JD Sports Fashion's continued to extend its footprint in the outdoor sector during the first six months of its financial year, ended last Aug. 2, and its results in the sector showed some improvement.

The group, which is also involved in the generalist sporting goods sector and in fashion retail, acquired two more regional outdoor retail operations. It bought Oswald Bailey in the southern part of England and Ultimate Outdoors in the northern part, complementing its Blacks, Millets and stores and Tiso, the Scottish outdoor retailer that it acquired in November 2013.

While keeping the two existing Ultimate Outdoors stores in Lancaster and Skipton in operation, it placed the same banner on a new and larger pilot store with a new design in Preston, and launched a website with a broad product offering under the same name.

The pilot store in Preston measures a total of about 20,000 square feet and includes a biycle shop and a café. It also has a fishing section. JD said in its interim financial report for the first half of this year that it is still too early to assess the performance of the new outdoor retail format, but the group is already looking at its possible extension, subject to the availability of cost-effective property in appropriate locations.

JD, which is controlled by Pentland Group, reported a drop in the gross margin of its outdoor retail segment to 43.7 percent during the six-month period from 44.4 percent in the corresponding period of 2012. However, sales jumped to £61.5 million (€78.3m-$100.5m) from £43.1 million, and the operating loss declined to £5,611,000 (€7.1m-$9.2m) from £8,871,000.

Tiso made a small loss in the period, in line with expectations, and while its recent results improved, it is unlikely to make a profit for the full year. On the other hand, Tiso is giving the group access to many new brands. Its biggest store in Glasgow measures about 16,000 sqft.

Blacks and Millets made considerable progress, JD said. They are now clearly positioned in the market with distinct propositions. Blacks is more technical and has a wider selection of products. Millets stores, which generally occupy secondary locations, are more into camping and other recreational activities targeting the whole family.

By Aug. 2, JD had a total of 186 outdoor stores in operation, measuring a combined net retail surface of 568,000 sqft. That was up from 173 stores measuring 531,000 sqft. at the end of January, in spite of the closure of two Blacks stores and ten Millets stores.

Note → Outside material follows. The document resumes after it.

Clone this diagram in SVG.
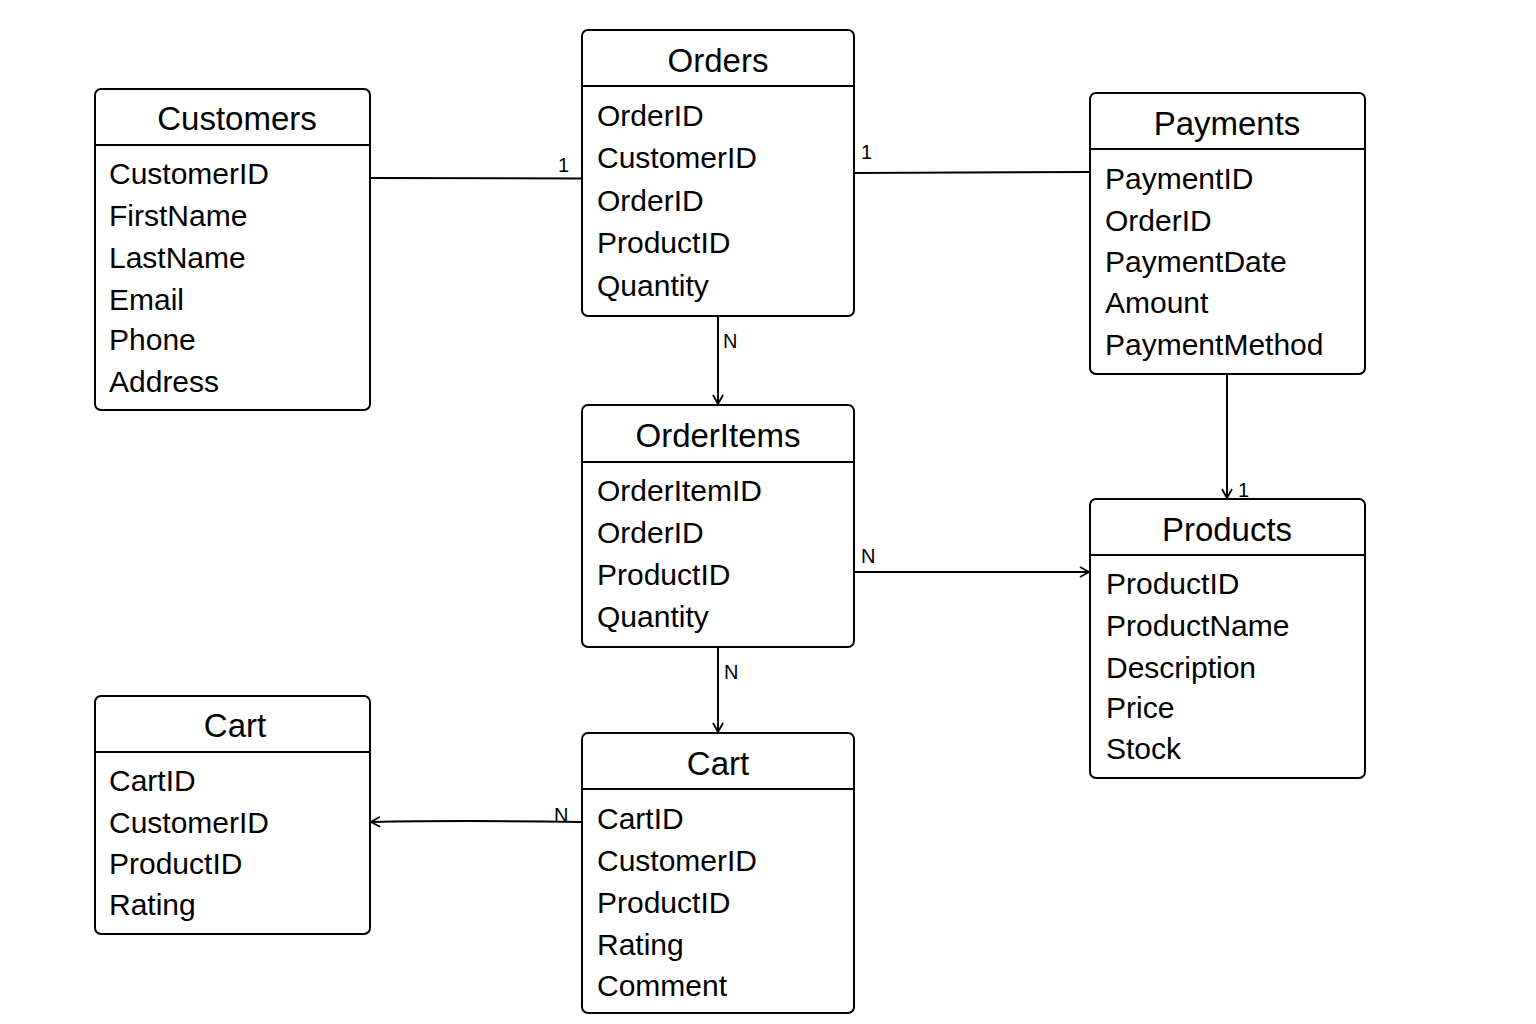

Better performance levels at its generalist sporting goods stores in the U.K. and the rest of Europe led JD to book a 170 percent increase in pre-tax earnings to £16,454,000 (€21.0m-$26.9m) for the six-month period, in spite of problems in the fashion segment.

The company's total revenues grew by 27 percent to £721.4 million (€919.0m-$1,179.2m) during the period, driven by a strong performance in the sports segment. Across the group, the gross margin went down to 47.8 percent from 48.8 percent in the year-ago period, but operating earnings doubled, rising by 102 percent to £209,997,000 (€267.5m-$343.3m) before exceptional items.

In the sports sector, net revenues went up to £576.8 million (€734.8m-$942.9m) from £451.7 million during the period. While the gross margin on these sales declined to 48.4 percent from 49.7 percent, due in part to a higher proportion of low-margin online sales, the segment's operating profit grew to £34,834,000 (€44.4m-$56.9m) from £26,059,000, with good performances in all the territories.

The relatively good performance in the sport segment is leading the management to focus its investments in this area, especially outside the U.K., where more JD stores will be opened in the second half of this year.

The management predicts that the group's results for the full financial year will reach the upper end of analysts' expectations in spite of a tough comparison in the second half with the comparable period of last year, where sales increased by 11.2 percent on a same-store basis.